For the Wolf’s Glen scene we get some limited sound effects which, apparently, were dubbed on later. These are not all that spectacular - but nor are they distracting - and when Kaspar casts the bullets it’s the whiplash playing of the LSO and the vivid contributions of the LSO Chorus that really make the impact.
 
Truth to tell, it’s the orchestra and chorus that are the real stars of this particular show. The LSO’s playing is consistently fine while the LSO Chorus makes a strong impact at their very first appearance in Act 1. They sustain this level of exciting participation right through to their exultant contribution to the jubilant concluding ensemble.
 
I think this may have been one of those rare occasions when the force wasn’t really with Sir Colin. I don’t think this was a question of failing powers. Just recently, in a TV programme about him, I saw some clips from the St. Paul’s Cathedral performance of the Berlioz Requiem, given two months later. He sat down for most of the time and, superficially, didn’t seem to ‘do’ much but, as we know from the audio recording, he still galvanised his forces in a searching interpretation. I don’t feel this performance is on the same level.
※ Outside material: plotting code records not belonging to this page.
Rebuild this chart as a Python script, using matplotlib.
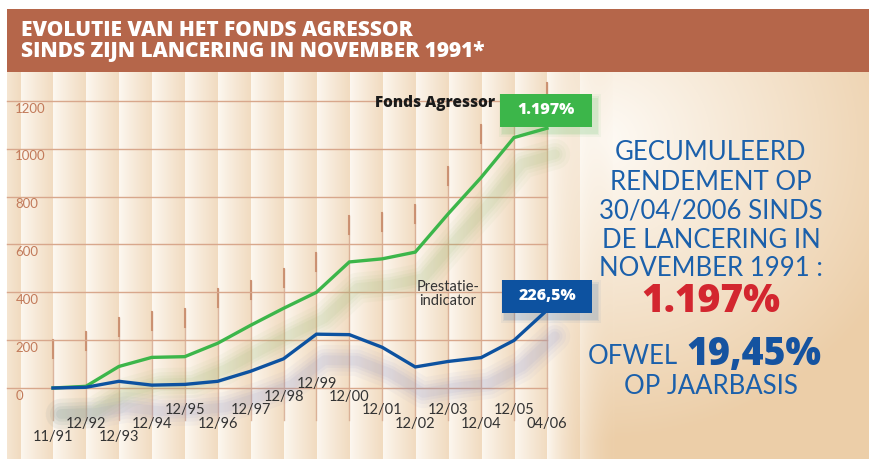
import numpy as np
import matplotlib
matplotlib.use("Agg")
import matplotlib.pyplot as plt
from matplotlib.patches import Rectangle
from matplotlib import transforms

# data (cumulative return, %)
periods = ["11/91", "12/92", "12/93", "12/94", "12/95", "12/96", "12/97", "12/98",
           "12/99", "12/00", "12/01", "12/02", "12/03", "12/04", "12/05", "04/06"]
fonds_agressor = [0, 7, 90, 128, 131, 187, 262, 333, 400, 527, 540, 568, 728, 880, 1047, 1086]
prestatie_indicator = [0, 3, 28, 12, 15, 28, 70, 122, 225, 223, 170, 88, 111, 127, 199, 325]
yticks = [0, 200, 400, 600, 800, 1000, 1200]

# staggered label rows (pixels below the zero line) and decorative tick tops
label_rows = [49, 36, 49, 36, 22, 36, 22, 9, -4, 9, 22, 36, 22, 36, 22, 36]
tick_tops = [340, 332, 318, 312, 309, 289, 281, 269, 253, 216, 213, 205, 167, 125, 100, 83]

W, H = 869, 459
X0, DX = 53, 32.93      # pixel of first category, spacing
Y0, SY = 388, 0.2392    # pixel of value 0, pixels per unit

GREEN = "#3cb64a"
BLUE = "#0d52a0"
GRID = "#d8a78c"
TXT_BLUE = "#1b60ab"
HEAVY = ["Open Sans", "DejaVu Sans"]

plt.rcParams["font.family"] = ["Lato", "DejaVu Sans"]

fig = plt.figure(figsize=(W / 100, H / 100), dpi=100)


def fx(px):
    return px / W


def fy(py):
    return 1 - py / H


# background: striped cream/tan columns fading into a smooth gradient on the right
xx = np.arange(W)[None, :].astype(float)
yy = np.arange(H)[:, None].astype(float)
light = np.array([254, 251, 246]) / 255
tan = np.array([241, 219, 192]) / 255
deep = np.array([236, 206, 168]) / 255
phase = ((xx - X0) % DX) / DX
t = (0.1 + 0.9 * phase ** 0.9)[..., None]
stripes = light * (1 - t) + tan * t
stripes = np.broadcast_to(stripes, (H, W, 3))
d = np.sqrt(((xx - 600) / 330) ** 2 + ((yy - 140) / 300) ** 2)
td = np.clip(d, 0, 1)[..., None]
smooth = light * (1 - td) + deep * td
m = np.clip((xx - 545) / 70, 0, 1)[..., None]
img = np.array(stripes * (1 - m) + smooth * m)
img[:, :7] = 1
img[:9, :] = 1

bg = fig.add_axes([0, 0, 1, 1], zorder=0)
bg.imshow(img, aspect="auto", extent=[0, W, H, 0], interpolation="bilinear")
bg.set_xlim(0, W)
bg.set_ylim(H, 0)
bg.axis("off")

# title banner
fig.patches.append(Rectangle((fx(7), fy(72)), fx(W - 7), 63 / H, transform=fig.transFigure,
                             facecolor="#b5664a", edgecolor="none", zorder=1))
for py, line in [(31, "EVOLUTIE VAN HET FONDS AGRESSOR"),
                 (51, "SINDS ZIJN LANCERING IN NOVEMBER 1991*")]:
    fig.text(fx(21), fy(py), line, color="white", fontsize=15, family=HEAVY,
             fontweight=800, va="center", ha="left", zorder=2)

# main axes mapped so category i sits at X0 + i*DX pixels
ax = fig.add_axes([0, 0, 1, 1], zorder=2)
ax.patch.set_alpha(0)
ax.set_xlim(-X0 / DX, (W - X0) / DX)
ax.set_ylim(-(H - Y0) / SY, Y0 / SY)
ax.axis("off")

xs = np.arange(len(periods))
x_left = (7 - X0) / DX
x_right = xs[-1]

# decorative vertical ticks
for i, top in enumerate(tick_tops):
    top_v = (Y0 - top) / SY
    ax.plot([i, i], [top_v, (Y0 - 420) / SY], color="#d6aa90", lw=1.0, alpha=0.85, zorder=1)
    ax.plot([i, i], [top_v, top_v - 18 / SY], color="#c98c6c", lw=1.5, alpha=0.9, zorder=1)

# horizontal grid + y labels
for v in yticks:
    ax.plot([x_left, x_right], [v, v], color=GRID, lw=1.0, zorder=1)
    ax.annotate(str(v), xy=(x_left, v), xytext=(6, -5.5), textcoords="offset points",
                ha="left", va="center", fontsize=9.5, color="#c27a5a")

# blurred shadows under the lines
shadow_off = transforms.offset_copy(ax.transData, fig=fig, x=8, y=-26, units="dots")
for w, a in [(22, 0.05), (16, 0.06), (11, 0.07), (7, 0.08)]:
    ax.plot(xs, fonds_agressor, color="#8fb56a", lw=w, alpha=a, transform=shadow_off,
            solid_capstyle="round", solid_joinstyle="round", zorder=2)
    ax.plot(xs, prestatie_indicator, color="#8a8fc4", lw=w, alpha=a * 1.1, transform=shadow_off,
            solid_capstyle="round", solid_joinstyle="round", zorder=2)

ax.plot(xs, fonds_agressor, color=GREEN, lw=2.4, zorder=4, solid_joinstyle="miter")
ax.plot(xs, prestatie_indicator, color=BLUE, lw=2.4, zorder=4, solid_joinstyle="miter")

# staggered x labels
for i, (lab, row) in enumerate(zip(periods, label_rows)):
    ax.annotate(lab, xy=(i, 0), xytext=(0, -row * 0.72), textcoords="offset points",
                ha="center", va="center", fontsize=10.5, color="#333333", zorder=5)

# series labels
fig.text(fx(435), fy(103), "Fonds Agressor", ha="center", va="center", fontsize=11,
         family=HEAVY, fontweight=800, color="#1a1a1a", zorder=5)
fig.text(fx(448), fy(294), "Prestatie-\nindicator", ha="center", va="center", fontsize=10.5,
         color="#333333", linespacing=0.95, zorder=5)

# value boxes
for (x1, y1, x2, y2, col, txt) in [(500, 94, 592, 127, GREEN, "1.197%"),
                                   (502, 280, 592, 313, BLUE, "226,5%")]:
    for k, a in [(10, 0.05), (6, 0.07), (3, 0.09)]:
        fig.patches.append(Rectangle((fx(x1 + 4 - k / 2), fy(y2 + 5 + k / 2)),
                                     (x2 - x1 + k) / W, (y2 - y1 + k) / H,
                                     transform=fig.transFigure, facecolor=col,
                                     edgecolor="none", alpha=a, zorder=3))
    fig.patches.append(Rectangle((fx(x1), fy(y2)), (x2 - x1) / W, (y2 - y1) / H,
                                 transform=fig.transFigure, facecolor=col,
                                 edgecolor="none", zorder=4))
    fig.text(fx((x1 + x2) / 2), fy((y1 + y2) / 2), txt, ha="center", va="center",
             fontsize=11.5, family=HEAVY, fontweight=800, color="white", zorder=5)

# right-hand text block
cx = 711
for py, line in [(152, "GECUMULEERD"), (182, "RENDEMENT OP"), (211, "30/04/2006 SINDS"),
                 (240, "DE LANCERING IN"), (269, "NOVEMBER 1991 :")]:
    fig.text(fx(cx), fy(py), line, ha="center", va="center", fontsize=18.5,
             color=TXT_BLUE, zorder=5)
fig.text(fx(cx), fy(302), "1.197%", ha="center", va="center", fontsize=28,
         family=HEAVY, fontweight=800, color="#d3262f", zorder=5)
fig.text(fx(678), fy(357), "OFWEL", ha="right", va="center", fontsize=18.5,
         color=TXT_BLUE, zorder=5)
fig.text(fx(686), fy(355), "19,45%", ha="left", va="center", fontsize=27,
         family=HEAVY, fontweight=800, color="#1553a0", zorder=5)
fig.text(fx(cx), fy(386), "OP JAARBASIS", ha="center", va="center", fontsize=18.5,
         color=TXT_BLUE, zorder=5)

fig.savefig("out.png", dpi=100)
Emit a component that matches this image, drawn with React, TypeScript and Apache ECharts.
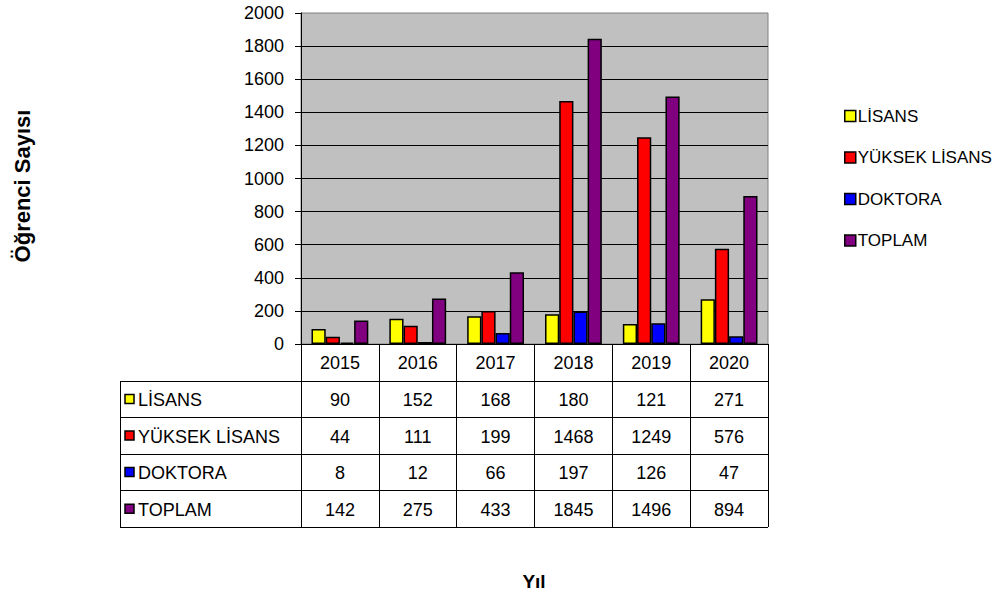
import React, { useEffect, useRef } from "react";
import * as echarts from "echarts";

const categories = ["2015", "2016", "2017", "2018", "2019", "2020"];
const lisans = [90, 152, 168, 180, 121, 271];
const yuksekLisans = [44, 111, 199, 1468, 1249, 576];
const doktora = [8, 12, 66, 197, 126, 47];
const toplam = [142, 275, 433, 1845, 1496, 894];
const seriesNames = ["LİSANS", "YÜKSEK LİSANS", "DOKTORA", "TOPLAM"];
const seriesColors = ["#FFFF00", "#FF0000", "#0000FF", "#800080"];
const seriesValues = [lisans, yuksekLisans, doktora, toplam];
const yAxisTitle = "Öğrenci Sayısı";
const xAxisTitle = "Yıl";
const yMin = 0;
const yMax = 2000;
const yInterval = 200;

const SANS = "'Liberation Sans', Arial, sans-serif";

// layout
const GRID_L = 301;
const GRID_R = 768;
const GRID_T = 13;
const GRID_B = 344;
const TABLE_L = 120;
const ROW_H = 36.6;
const TABLE_B = GRID_B + ROW_H * 5;

export default function App() {
  const ref = useRef<HTMLDivElement>(null);

  useEffect(() => {
    if (!ref.current) return;
    const chart = echarts.init(ref.current, undefined, { renderer: "svg" });

    const graphics: any[] = [];
    for (let r = 1; r <= 5; r++) {
      const y = Math.round(GRID_B + ROW_H * r) + 0.5;
      graphics.push({
        type: "line",
        shape: { x1: TABLE_L, y1: y, x2: GRID_R, y2: y },
        style: { stroke: "#000", lineWidth: 1 },
        silent: true,
      });
    }
    graphics.push({
      type: "line",
      shape: {
        x1: TABLE_L + 0.5,
        y1: Math.round(GRID_B + ROW_H) + 0.5,
        x2: TABLE_L + 0.5,
        y2: Math.round(TABLE_B) + 0.5,
      },
      style: { stroke: "#000", lineWidth: 1 },
      silent: true,
    });
    seriesNames.forEach((name, i) => {
      const cy = GRID_B + ROW_H * (i + 1.5);
      graphics.push({
        type: "rect",
        shape: { x: TABLE_L + 5, y: cy - 4.5, width: 9, height: 9 },
        style: { fill: seriesColors[i], stroke: "#000", lineWidth: 1.5 },
        silent: true,
      });
      graphics.push({
        type: "text",
        x: TABLE_L + 18,
        y: cy + 1,
        style: {
          text: name,
          fill: "#000",
          font: `18px ${SANS}`,
          verticalAlign: "middle",
          align: "left",
        },
        silent: true,
      });
    });
    graphics.push({
      type: "text",
      x: 22,
      y: 186,
      rotation: Math.PI / 2,
      style: {
        text: yAxisTitle,
        fill: "#000",
        font: `bold 22px ${SANS}`,
        align: "center",
        verticalAlign: "middle",
      },
      silent: true,
    });
    graphics.push({
      type: "text",
      x: 534,
      y: 581,
      style: {
        text: xAxisTitle,
        fill: "#000",
        font: `bold 19px ${SANS}`,
        align: "center",
        verticalAlign: "middle",
      },
      silent: true,
    });

    chart.setOption({
      animation: false,
      backgroundColor: "#fff",
      grid: {
        left: GRID_L,
        top: GRID_T,
        width: GRID_R - GRID_L,
        height: GRID_B - GRID_T,
        show: true,
        backgroundColor: "#C0C0C0",
        borderColor: "#808080",
        borderWidth: 1,
      },
      legend: {
        orient: "vertical",
        left: 839,
        top: 100,
        itemWidth: 11,
        itemHeight: 11,
        itemGap: 19.5,
        icon: "rect",
        data: seriesNames,
        textStyle: {
          fontFamily: SANS,
          fontSize: 17,
          lineHeight: 20,
          color: "#000",
          padding: [2, 0, 0, -3],
        },
        itemStyle: { borderColor: "#000", borderWidth: 1.5 },
      },
      xAxis: {
        type: "category",
        data: categories,
        axisLine: { lineStyle: { color: "#000", width: 1 } },
        axisTick: {
          show: true,
          interval: 0,
          length: TABLE_B - GRID_B,
          lineStyle: { color: "#000", width: 1 },
        },
        axisLabel: {
          interval: 0,
          margin: 1,
          fontFamily: SANS,
          fontSize: 18,
          lineHeight: ROW_H,
          color: "#000",
          formatter: (value: string, idx: number) =>
            [value, ...seriesValues.map((arr) => String(arr[idx]))].join("\n"),
        },
      },
      yAxis: {
        type: "value",
        min: yMin,
        max: yMax,
        interval: yInterval,
        axisLine: { show: true, lineStyle: { color: "#000", width: 1 } },
        axisTick: { show: true, length: 6, lineStyle: { color: "#000" } },
        axisLabel: {
          margin: 17,
          fontFamily: SANS,
          fontSize: 18,
          color: "#000",
          formatter: (v: number) => String(v),
        },
        splitLine: {
          show: true,
          showMaxLine: false,
          lineStyle: { color: "#000", width: 1 },
        },
      },
      series: seriesNames.map((name, i) => ({
        name,
        type: "bar",
        data: seriesValues[i],
        barGap: "0%",
        barCategoryGap: "27%",
        itemStyle: {
          color: seriesColors[i],
          borderColor: "#000",
          borderWidth: 1.5,
        },
      })),
      graphic: graphics,
    });

    return () => chart.dispose();
  }, []);

  return (
    <div
      ref={ref}
      style={{ position: "absolute", left: 0, top: 0, width: 995, height: 600 }}
    />
  );
}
It’s good but, as I indicated earlier, it doesn’t catch fire for a long time and though the performance is livelier during and after the Wolf’s Glen scene I’ve heard Davis produce much more dramatic results on other occasions.
 
Der Freischütz is an astonishingly original and inventive score but this particular performance, though it contains much to admire, doesn’t quite hit the bull’s-eye for me.